As many employees enter their open enrollment time to choose their health insurance options for next year, companies' plans for health insurance are ``all over the board,'' says Bruce Shanefield, a Miami-based benefits expert with Aon Consulting.
At one end is Baptist Health South Florida, the region's largest nongovernment employer, which is offering a new concierge service and essentially holding the line for its 13,000 employees. Employee pay for the premium will increase just slightly -- $3 per two weeks per individual, and $10 per family for the most popular plan, says Baptist benefits specialist Maggie Marshall.
For the AvMed health maintenance organization plan, for example, Baptist employees will pay $47.51 every two weeks for an individual plan, $144.52 for a family.
Contrast that with Broward teachers.
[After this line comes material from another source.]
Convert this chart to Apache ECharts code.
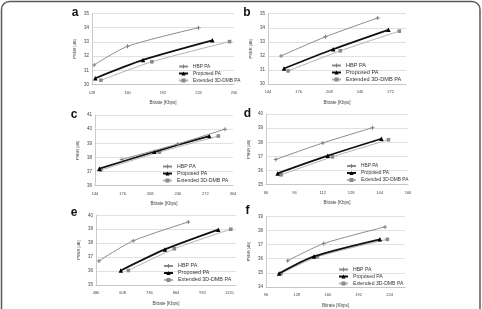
<!DOCTYPE html>
<html>
<head>
<meta charset="utf-8">
<script src="https://cdn.jsdelivr.net/npm/echarts@6/dist/echarts.min.js"></script>
<style>
  html, body { margin: 0; padding: 0; background: #fff; }
  #main { width: 482px; height: 309px; }
</style>
</head>
<body>
<div id="main"></div>
<script>
var seriesNames = ['HBP PA', 'Proposed PA', 'Extended 3D-DMB PA'];
var panelLetters = ['a', 'b', 'c', 'd', 'e', 'f'];

// [bitrate, psnr]
var hbpA = [[130, 31.38], [160, 32.69], [224, 34.0]];
var propA = [[131, 30.44], [174, 31.73], [236.5, 33.11]];
var extA = [[136, 30.3], [182, 31.6], [252, 33.02]];

var hbpB = [[157.6, 32.0], [204, 33.36], [258.5, 34.7]];
var propB = [[160.7, 31.1], [212, 32.47], [269.6, 33.85]];
var extB = [[165, 30.93], [219.5, 32.36], [281, 33.76]];

var hbpC = [[175, 37.86], [240, 38.95], [294.7, 40.0]];
var propC = [[149, 37.2], [212.8, 38.4], [276.5, 39.51]];
var extC = [[150.6, 37.1], [218.6, 38.38], [287, 39.51]];

var hbpD = [[85.5, 36.79], [112, 37.95], [140, 39.03]];
var propD = [[86.6, 35.8], [114.8, 37.05], [145, 38.25]];
var extD = [[88.5, 35.7], [117.4, 36.97], [149, 38.18]];

var hbpE = [[494, 36.73], [659, 38.17], [923, 39.52]];
var propE = [[599, 36.04], [811, 37.55], [1067, 38.97]];
var extE = [[635, 36.04], [856, 37.6], [1127, 39.0]];

var hbpF = [[118.5, 35.86], [155.8, 37.07], [219.3, 38.25]];
var propF = [[109.5, 34.95], [145.7, 36.16], [214, 37.37]];
var extF = [[111.5, 34.95], [149.2, 36.14], [221.7, 37.37]];

// tick labels of each panel
var xTicksA = [128, 160, 192, 224, 256];
var xTicksB = [144, 176, 208, 240, 272];
var xTicksC = [144, 176, 208, 240, 272, 304];
var xTicksD = [80, 96, 112, 128, 144, 160];
var xTicksE = [480, 608, 736, 864, 992, 1120];
var xTicksF = [96, 128, 160, 192, 224];
var xAxisEnd = [256, 288, 304, 160, 1152, 240];

var yTicksA = [30, 31, 32, 33, 34, 35];
var yTicksC = [36, 37, 38, 39, 40, 41];
var yTicksD = [35, 36, 37, 38, 39, 40];
var yTicksF = [34, 35, 36, 37, 38, 39];

var panelData = [
  [hbpA, propA, extA], [hbpB, propB, extB], [hbpC, propC, extC],
  [hbpD, propD, extD], [hbpE, propE, extE], [hbpF, propF, extF]
];
var panelXTicks = [xTicksA, xTicksB, xTicksC, xTicksD, xTicksE, xTicksF];
var panelYTicks = [yTicksA, yTicksA, yTicksC, yTicksD, yTicksD, yTicksF];

// layout of the six plots
var boxes = [
  { left: 92, top: 13.5, width: 142, height: 71 },
  { left: 268, top: 13.7, width: 138, height: 70.3 },
  { left: 95, top: 115, width: 138, height: 70.7 },
  { left: 266, top: 114, width: 142, height: 70.7 },
  { left: 96, top: 215.3, width: 140, height: 69.7 },
  { left: 266, top: 216.3, width: 139, height: 71.7 }
];
var legendPos = [
  { left: 178, top: 63.5, size: 4.8 },
  { left: 331, top: 62.5, size: 5.6 },
  { left: 162, top: 163.5, size: 5.2 },
  { left: 346, top: 163, size: 4.8 },
  { left: 163, top: 263, size: 5.4 },
  { left: 338, top: 266.5, size: 5.1 }
];
var letterPos = [[75, 13], [247, 13], [74, 114.5], [247.5, 113.5], [74, 212.5], [247.5, 211]];

var FONT = 'Liberation Sans';
var plusPath = 'path://M3,0H5V3H8V5H5V8H3V5H0V3H3Z';

var seriesStyle = [
  { color: '#8c8c8c', width: 1, symbol: plusPath, size: 4, mark: '#7f7f7f' },
  { color: '#111111', width: 1.8, symbol: 'triangle', size: 4.5, mark: '#000000' },
  { color: '#b4b4b4', width: 1, symbol: 'rect', size: 3.6, mark: '#8a8a8a' }
];

var grids = [], xAxes = [], yAxes = [], series = [], legends = [], graphics = [];

for (var p = 0; p < 6; p++) {
  var xt = panelXTicks[p];
  var yt = panelYTicks[p];
  grids.push({ left: boxes[p].left, top: boxes[p].top, width: boxes[p].width, height: boxes[p].height });

  xAxes.push({
    type: 'value', gridIndex: p,
    min: xt[0], max: xAxisEnd[p], interval: xt[1] - xt[0],
    name: 'Bitrate [Kbps]', nameLocation: 'middle', nameGap: 16,
    nameTextStyle: { fontSize: 4.5, color: '#444', fontFamily: FONT },
    axisLine: { lineStyle: { color: '#bfbfbf', width: 0.8 } },
    axisTick: { show: false },
    splitLine: { show: false },
    axisLabel: {
      fontSize: 4, color: '#444', margin: 6, fontFamily: FONT,
      showMaxLabel: xAxisEnd[p] === xt[xt.length - 1],
      formatter: function (v) { return String(v); }
    }
  });

  yAxes.push({
    type: 'value', gridIndex: p,
    min: yt[0], max: yt[yt.length - 1], interval: 1,
    name: 'PSNR [dB]', nameLocation: 'middle', nameGap: 15,
    nameTextStyle: { fontSize: 4, color: '#444', fontFamily: FONT },
    axisLine: { show: true, lineStyle: { color: '#bfbfbf', width: 0.8 } },
    axisTick: { show: false },
    splitLine: { lineStyle: { color: '#d9d9d9', width: 0.8 } },
    axisLabel: { fontSize: 4.5, color: '#444', margin: 3, fontFamily: FONT }
  });

  for (var s = 0; s < 3; s++) {
    var st = seriesStyle[s];
    series.push({
      type: 'line', name: seriesNames[s],
      xAxisIndex: p, yAxisIndex: p,
      data: panelData[p][s],
      smooth: 0.25,
      symbol: st.symbol, symbolSize: st.size,
      lineStyle: { color: st.color, width: st.width },
      itemStyle: { color: st.mark },
      z: 3 - s,
      animation: false
    });
  }

  legends.push({
    orient: 'vertical',
    left: legendPos[p].left, top: legendPos[p].top,
    data: seriesNames,
    itemWidth: 9, itemHeight: 5, itemGap: 1,
    padding: 0,
    selectedMode: false,
    textStyle: { fontSize: legendPos[p].size, lineHeight: 6, color: '#333', fontFamily: FONT }
  });

  graphics.push({
    type: 'text', x: letterPos[p][0], y: letterPos[p][1],
    style: {
      text: panelLetters[p], fontSize: 12, fontWeight: 'bold', fill: '#111',
      fontFamily: FONT, textAlign: 'center', textVerticalAlign: 'middle'
    }
  });
}

// rounded frame round the whole figure
graphics.push({
  type: 'rect',
  shape: { x: 1.5, y: 1.5, width: 478.5, height: 330, r: 8 },
  style: { fill: 'none', stroke: '#5a5a5a', lineWidth: 1.5 },
  silent: true
});

var chart = echarts.init(document.getElementById('main'));
chart.setOption({
  backgroundColor: '#ffffff',
  animation: false,
  grid: grids,
  xAxis: xAxes,
  yAxis: yAxes,
  legend: legends,
  series: series,
  graphic: graphics
});
</script>
</body>
</html>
Next year, as always, school employees will continue to be covered in an HMO at no cost to themselves, but if they choose to pay for family coverage they might see increases of 35 percent or more, says benefits director Dildra Martin-Ogburn.
The Broward teachers -- like their counterparts in Miami-Dade, as well as workers for the two county governments -- pay the total bill for dependents' coverage while paying nothing for their own HMO plan.
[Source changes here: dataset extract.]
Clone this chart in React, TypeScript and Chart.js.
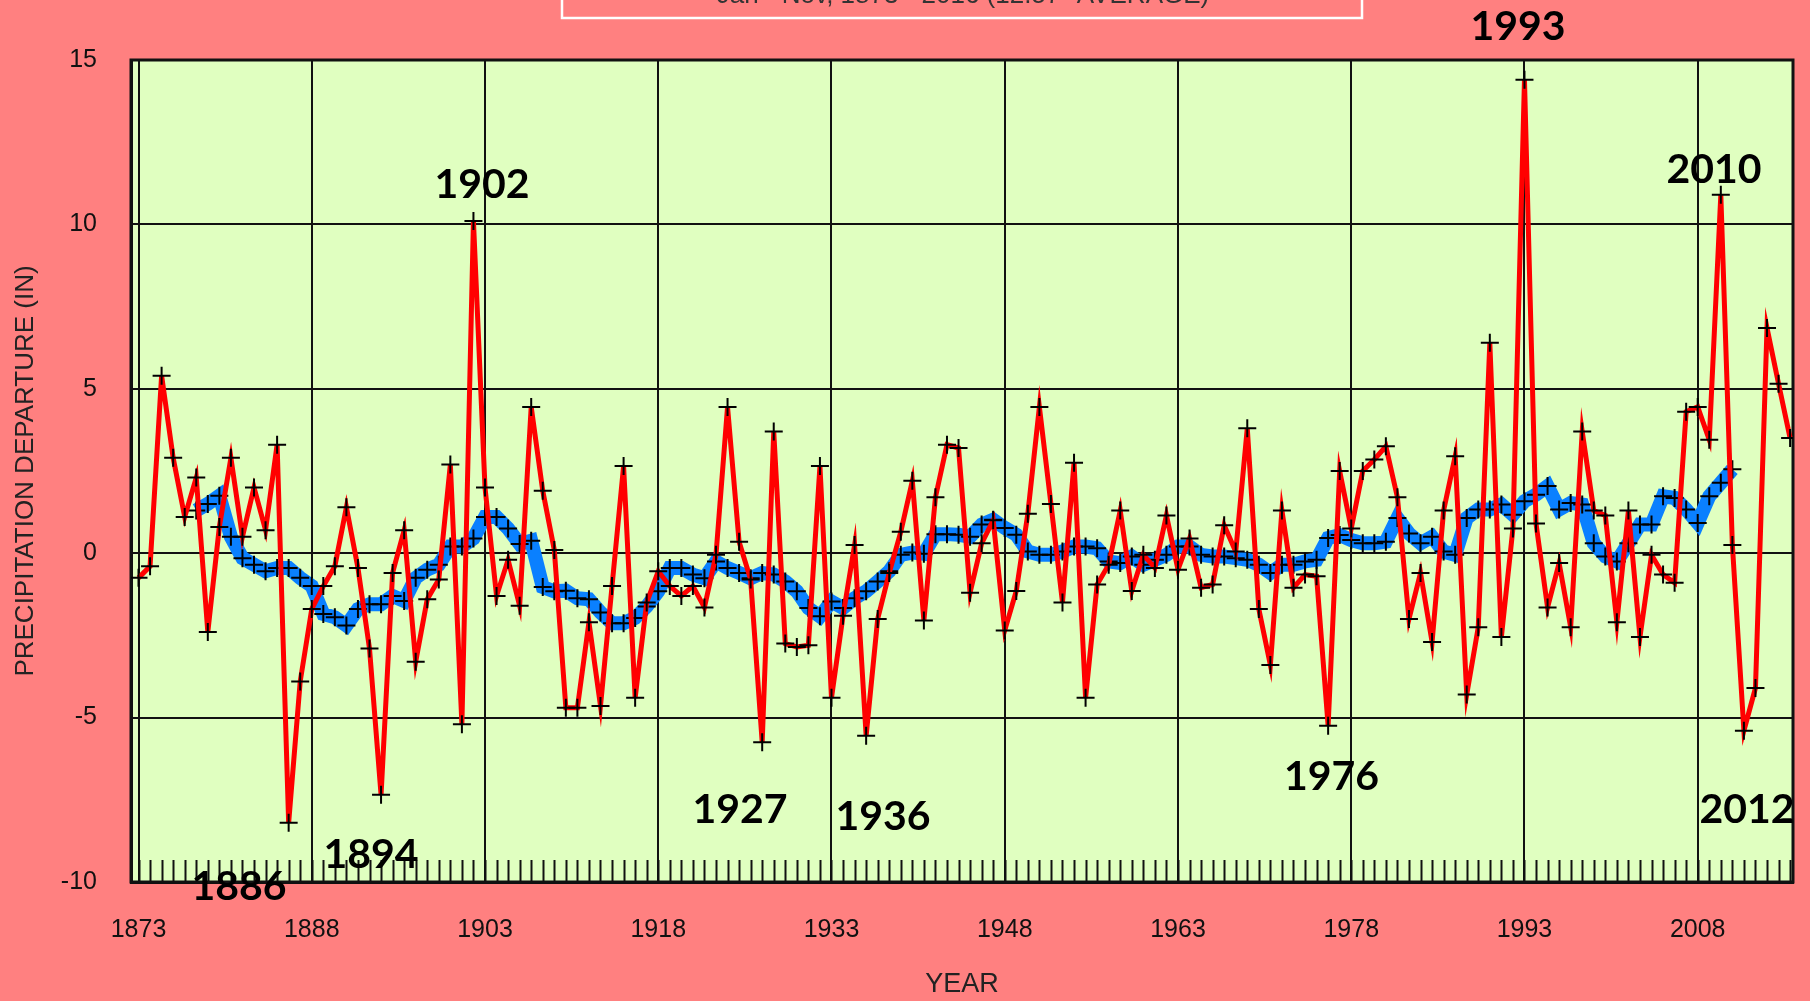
import React, { useEffect, useRef } from "react";
import { Chart, registerables } from "chart.js";

Chart.register(...registerables);

// ---------- data ----------
const FIRST_YEAR = 1873;
const ANNUAL_DEPARTURE = [
  -0.75, -0.4, 5.4, 2.9, 1.1, 2.3, -2.4,
  0.8, 2.9, 0.5, 2.0, 0.7, 3.3, -8.2, -3.9, -1.7, -1.0,
  -0.4, 1.4, -0.45, -2.9, -7.35, -0.6, 0.7, -3.3, -1.4, -0.8,
  2.7, -5.2, 10.1, 2.0, -1.3, -0.2, -1.6, 4.45, 1.9, 0.1,
  -4.7, -4.7, -2.1, -4.65, -1.0, 2.65, -4.4, -1.5, -0.55, -1.0,
  -1.3, -1.0, -1.65, -0.05, 4.45, 0.35, -0.8, -5.75, 3.7, -2.75,
  -2.85, -2.8, 2.65, -4.4, -1.9, 0.25, -5.55, -2.0, -0.6, 0.65,
  2.2, -2.05, 1.7, 3.3, 3.2, -1.2, 0.3, 1.0, -2.35, -1.15,
  1.2, 4.45, 1.5, -1.5, 2.75, -4.4, -0.95, -0.35, 1.3, -1.15,
  -0.05, -0.45, 1.15, -0.5, 0.45, -1.05, -0.95, 0.85, 0.05, 3.8,
  -1.7, -3.4, 1.3, -1.05, -0.65, -0.7, -5.25, 2.5, 0.75, 2.5,
  2.85, 3.25, 1.7, -2.0, -0.6, -2.7, 1.3, 2.95, -4.3, -2.25,
  6.4, -2.55, 0.75, 14.4, 0.9, -1.65, -0.3, -2.25, 3.7, 1.3,
  1.15, -2.1, 1.3, -2.55, -0.05, -0.65, -0.9, 4.3, 4.45, 3.45,
  10.9, 0.25, -5.4, -4.1, 6.85, 5.15, 3.5,
];

const MEAN_FIRST_YEAR = 1878;
const RUNNING_MEAN = [
  1.3, 1.5,
  1.75, 0.5, -0.15, -0.35, -0.55, -0.45, -0.45, -0.75, -1.0, -1.85,
  -1.95, -2.2, -1.7, -1.55, -1.55, -1.3, -1.45, -0.75, -0.5, -0.35,
  0.2, 0.2, 0.45, 1.1, 1.1, 0.75, 0.28, 0.38, -1.03, -1.16,
  -1.14, -1.37, -1.4, -1.8, -2.13, -2.13, -1.97, -1.62, -1.16, -0.45,
  -0.45, -0.65, -0.76, -0.25, -0.45, -0.6, -0.76, -0.6, -0.65, -0.86,
  -1.16, -1.67, -1.92, -1.47, -1.67, -1.37, -1.16, -0.86, -0.55, -0.05,
  0.02, -0.02, 0.58, 0.58, 0.56, 0.5, 0.87, 1.02, 0.77, 0.56,
  0.05, -0.05, -0.05, 0.05, 0.2, 0.2, 0.15, -0.25, -0.3, -0.1,
  -0.35, -0.2, -0.05, 0.2, 0.2, -0.05, -0.1, -0.1, -0.15, -0.2,
  -0.35, -0.6, -0.35, -0.35, -0.25, -0.2, 0.46, 0.55, 0.4, 0.3,
  0.3, 0.35, 1.07, 0.6, 0.3, 0.5, 0.05, -0.05, 1.07, 1.33,
  1.33, 1.48, 1.17, 1.58, 1.78, 2.04, 1.33, 1.53, 1.48, 0.3,
  -0.1, -0.25, 0.3, 0.87, 0.87, 1.73, 1.68, 1.33, 0.92, 1.73,
  2.14, 2.55,
];

const X_TICKS = [1873, 1888, 1903, 1918, 1933, 1948, 1963, 1978, 1993, 2008];
const Y_TICKS = [-10, -5, 0, 5, 10, 15];
const X_MIN = 1872.35;
const X_MAX = 2016.25;

const ANNOTATION_TEXTS = ["1993", "2010", "2012", "1976", "1902", "1927", "1936", "1894", "1886"];
const ANNOTATION_YEARS = [1992.44, 2009.41, 2012.27, 1976.29, 1902.74, 1925.08, 1937.46, 1893.13, 1881.7];
const ANNOTATION_VALUES = [16.0, 11.65, -7.81, -6.81, 11.2, -7.81, -8.02, -9.18, -10.15];

const TITLE_TEXT = 'Jan - Nov, 1873 - 2016 (12.57" AVERAGE)';
const Y_TITLE = "PRECIPITATION DEPARTURE (IN)";
const X_TITLE = "YEAR";

// ---------- styles ----------
const PAGE_BG = "#FF8080";
const PLOT_BG = "#E0FFC0";
const RED = "#FF0000";
const BLUE = "#0A80FF";
const AXIS_FONT = "'Liberation Sans', Arial, sans-serif";

const backgroundPlugin = {
  id: "bgPlugin",
  beforeDraw(chart: any) {
    const { ctx, chartArea } = chart;
    ctx.save();
    ctx.fillStyle = PAGE_BG;
    ctx.fillRect(0, 0, chart.width, chart.height);
    ctx.fillStyle = PLOT_BG;
    ctx.fillRect(chartArea.left, chartArea.top, chartArea.right - chartArea.left, chartArea.bottom - chartArea.top);
    ctx.restore();
  },
  beforeDatasetsDraw(chart: any) {
    const { ctx, chartArea, scales } = chart;
    const x = scales.x;
    ctx.save();
    ctx.strokeStyle = "#111";
    ctx.lineWidth = 2;
    const lastYear = FIRST_YEAR + ANNUAL_DEPARTURE.length - 1;
    for (let yr = FIRST_YEAR; yr <= lastYear; yr++) {
      const px = Math.round(x.getPixelForValue(yr)) + 0.5;
      ctx.beginPath();
      ctx.moveTo(px, chartArea.bottom - 22);
      ctx.lineTo(px, chartArea.bottom);
      ctx.stroke();
    }
    ctx.lineWidth = 3;
    ctx.strokeStyle = "#111";
    ctx.strokeRect(chartArea.left, chartArea.top, chartArea.right - chartArea.left, chartArea.bottom - chartArea.top);
    ctx.restore();
  },
  afterDraw(chart: any) {
    const { ctx, scales } = chart;
    ctx.save();
    // title box (mostly cut off at top)
    ctx.strokeStyle = "#FFFFFF";
    ctx.lineWidth = 2.5;
    ctx.strokeRect(562, -20, 800, 38);
    ctx.fillStyle = "#333";
    ctx.font = "26px " + AXIS_FONT;
    ctx.textAlign = "center";
    ctx.textBaseline = "alphabetic";
    ctx.fillText(TITLE_TEXT, 963, 3);
    // year annotations
    ctx.fillStyle = "#000";
    ctx.font = "bold 41px Lato, 'Open Sans', sans-serif";
    ctx.textBaseline = "middle";
    ANNOTATION_TEXTS.forEach((t, i) => {
      ctx.fillText(t, scales.x.getPixelForValue(ANNOTATION_YEARS[i]), scales.y.getPixelForValue(ANNOTATION_VALUES[i]));
    });
    ctx.restore();
  },
};

export default function App() {
  const canvasRef = useRef<HTMLCanvasElement>(null);

  useEffect(() => {
    document.body.style.margin = "0";
    const canvas = canvasRef.current;
    if (!canvas) return;

    const redData = ANNUAL_DEPARTURE.map((v, i) => ({ x: FIRST_YEAR + i, y: v }));
    const blueData = RUNNING_MEAN.map((v, i) => ({ x: MEAN_FIRST_YEAR + i, y: v }));

    const chart = new Chart(canvas, {
      type: "line",
      data: {
        datasets: [
          {
            label: "Annual departure",
            data: redData,
            borderColor: RED,
            borderWidth: 5,
            pointStyle: "cross",
            pointRadius: 9,
            pointBorderColor: "#000",
            pointBackgroundColor: "#000",
            pointBorderWidth: 2,
            tension: 0,
          },
          {
            label: "Running mean",
            data: blueData,
            borderColor: BLUE,
            borderWidth: 14,
            pointStyle: "cross",
            pointRadius: 9,
            pointBorderColor: "#000",
            pointBackgroundColor: "#000",
            pointBorderWidth: 2,
            tension: 0,
          },
        ],
      },
      options: {
        animation: false,
        responsive: false,
        maintainAspectRatio: false,
        layout: { padding: { left: 0, right: 17, top: 60, bottom: 0 } },
        plugins: { legend: { display: false }, tooltip: { enabled: false } },
        scales: {
          x: {
            type: "linear",
            min: X_MIN,
            max: X_MAX,
            afterBuildTicks: (s: any) => {
              s.ticks = X_TICKS.map((v) => ({ value: v }));
            },
            afterFit: (s: any) => {
              s.height = 119;
            },
            ticks: {
              autoSkip: false,
              maxRotation: 0,
              padding: 33,
              color: "#111",
              font: { family: AXIS_FONT, size: 25 },
              callback: (v: any) => String(v),
            },
            grid: { color: "#111", lineWidth: 2, drawTicks: false },
            border: { display: true, color: "#111", width: 3 },
            title: {
              display: true,
              text: X_TITLE,
              color: "#222",
              font: { family: AXIS_FONT, size: 27 },
              padding: { top: 0, bottom: 0 },
            },
          },
          y: {
            type: "linear",
            min: -10,
            max: 15,
            afterBuildTicks: (s: any) => {
              s.ticks = Y_TICKS.map((v) => ({ value: v }));
            },
            afterFit: (s: any) => {
              s.width = 131;
            },
            ticks: {
              padding: 34,
              color: "#111",
              font: { family: AXIS_FONT, size: 25 },
              callback: (v: any) => String(v),
            },
            grid: { color: "#111", lineWidth: 2, drawTicks: false },
            border: { display: true, color: "#111", width: 3 },
            title: {
              display: true,
              text: Y_TITLE,
              color: "#222",
              font: { family: AXIS_FONT, size: 26 },
              padding: { top: 10, bottom: 0 },
            },
          },
        },
      },
      plugins: [backgroundPlugin],
    });

    return () => chart.destroy();
  }, []);

  return (
    <div style={{ width: 1810, height: 1001, background: PAGE_BG, position: "relative", overflow: "hidden" }}>
      <canvas ref={canvasRef} width={1810} height={1001} style={{ display: "block" }} />
    </div>
  );
}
Last year, said Martin-Ogburn, dependent claims soared for a wide variety of people -- not just a few outliers. The school system is simply passing on those costs this year.
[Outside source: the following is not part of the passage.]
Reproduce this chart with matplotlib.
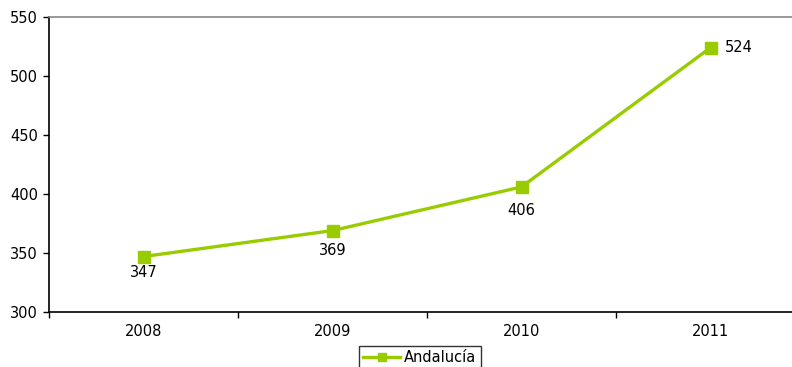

Teachers are astonished. ``This is absolutely unbelievable and wrong,'' says Susan Squire, a teacher at Sunset Lakes Elementary in Miramar. To cover her husband and two kids, she is already paying more than $500 every two weeks -- more than 20 percent of her after-tax pay.
For those fees to go up another 30 percent is ``absolutely ridiculous. . . . It's a terrible thing when you've worked there 29 years.''
For most South Florida employees, the increases will be smaller, but the national consulting firm of Hewitt Associates advises that workers spend extra attention this year in choosing what to do in 2010.
A Hewitt study found that employee healthcare costs, including out-of-pocket, rose 10 percent by 2009. ``With the average U.S. worker seeing just a 1.8 percent salary increase in 2009 -- the lowest in 33 years -- it's more important than ever for employees to make sure they use their benefits dollars wisely.''
SOARING COSTS
Locally and nationwide, the long-term trend is soaring costs. In the past 10 years, the annual studies of the Kaiser Family Foundation have found that family premiums in employer-based care have increased 131 percent nationally. A study by Families USA earlier this year found Florida employee healthcare costs climbed 3.7 times faster than wages.
A survey of major cities by the Milliman consulting firm found that for employer-based health coverage, Miami is the highest in the nation -- $20,282 for a family plan. That's total costs -- both the employer and employee portions. Couple that with Shanefield's observation that salaries tend to be lower in South Florida, and that helps explain why the region's percentage of uninsured is unusually high -- 28.1 percent in Miami-Dade, 21.8 in Broward, compared with 15 percent nationwide.